Quest’anno, per la prima volta, ci siamo sentiti di rispondere che, forse, quel momento è meno lontano di quanto possa sembrare. Anzi, se per chi cerca un lavoro l’Italia è ancora terra ostile e campo minato, per chi vuol fare politica l’Italia è il posto giusto. Adesso. Se non ora, quando? C’è il movimento 5 Stelle, che sta piantando bandierine nel deserto lasciato dai partiti di destra e di sinistra.

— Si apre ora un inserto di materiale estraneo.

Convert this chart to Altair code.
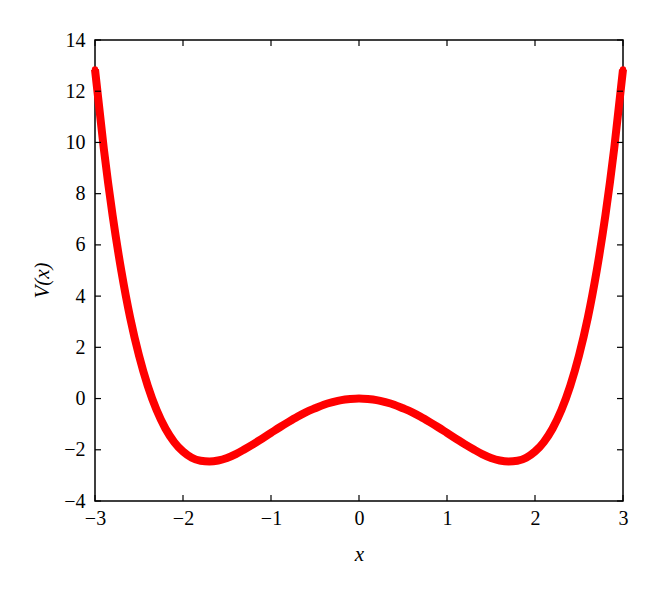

Ci sono vagiti di liste civiche che sull’onda grillina inevitabilmente, anzi necessariamente dovranno sorgere nei prossimi mesi per non lasciare senza rappresentanza i tanti cittadini (ormai la metà del corpo elettorale) che non la trovano più nelle vecchie e vuote sigle.
C’è molto lavoro da fare anche nei partiti, almeno in quei pochi che vedono il bivio dinanzi a cui si trovano: cambiare (classe dirigente e personale politico), o perire. Poi ci sono quelli che non hanno capito e non capiranno mai: tipo la maggioranza ABC, prigioniera di formule stantie e politichesi, tipo il semipresidenzialismo, la riforma costituzionale, il voto moderato (“ma dove sono ‘sti moderati?”, ha finalmente osato domandare Giorgia Meloni: “la gente è incazzata, altro che moderata”), la discesa in campo di B. (sai che novità), la “nuova squadra” di Alfano, le manovrine del politburo pidino per “blindare” (dicono proprio così) Bersani dal rischio di fare le primarie e naturalmente di buscarle dal primo che passa, la lista Montezemolo e/o la lista Passera, il ritorno a Todi per l’ennesimo ritorno dei morti viventi Dc in salsa vaticana, e naturalmente l’inseguimento a Casini che, nella corsa, è praticamente estinto.
Tutta robaccia da Gattopardo. L’unica certezza, sul fronte partitocratico, che tenteranno una legge elettorale proporzionale che non obblighi ABC a dichiarare prima del voto con chi si alleereanno, così prenderanno i voti fingendo di combattersi l’uno con l’altro e poi,a votazioni avvenute,diranno: toh, nessuno ha la maggioranza assoluta, non ci resta che tornare insieme con una riedizione dell’ammucchiata intorno a Monti. Con Monti a vegliare su di loro dal Quirinale e Passera, o Montezemolo, o Casini a Palazzo Chigi. E con tanti saluti agli elettori. Per loro sfortuna e per nostra fortuna, non c’è legge elettorale, per quanto tarocca, che sia in grado di arginare lo tsunami in atto nel Paese. E non c’è bomba o terrorismo che possa spaventare gli elettori incazzati al punto di indurli a votare per il vecchiume che tenta di scavalcare la propria tomba.
Ci sarà bisogno di Grillo e dei suoi ragazzi, di qui alle elezioni. Ma anche di altre forze civiche e nuove, che raccolgano il meglio di quel che resta della politica degli ultimi anni: sindaci e amministratori di ultima generazione (quelli eletti a dispetto dei partiti, anche dei loro), intellettuali e cittadini riuniti a difesa dei “beni comuni”, movimenti che un anno fa, insieme all’Idv, vinsero i referendum contro il nucleare, l’impunità di Stato e per l’acqua pubblica, associazioni antimafia, anti-Tav, anti-inceneritori, occupanti di spazi culturali, magari la Fiom. A questo mondo dovrebbero rivolgersi Vendola e Di Pietro se non vogliono sparire anche loro, anziché implorare Bersani a rientrare nella foto di Vasto, roba di un’altra era geologica, venuta a noia con tutto il resto solo a sentirne parlare. Ma non l’hanno ancora capito che tutto ciò che Bersani tocca diventa sfiga?
La vittoria dei movimenti ambientalisti contro la discarica-porcata di Villa Adriana, col governo costretto alla ritirata mentre i partiti parlavano d’altro, dimostra che il sistema è fradicio,dunque fragilissimo. Si abbatte con un grissino. Basta qualche braccio giovane che spinga.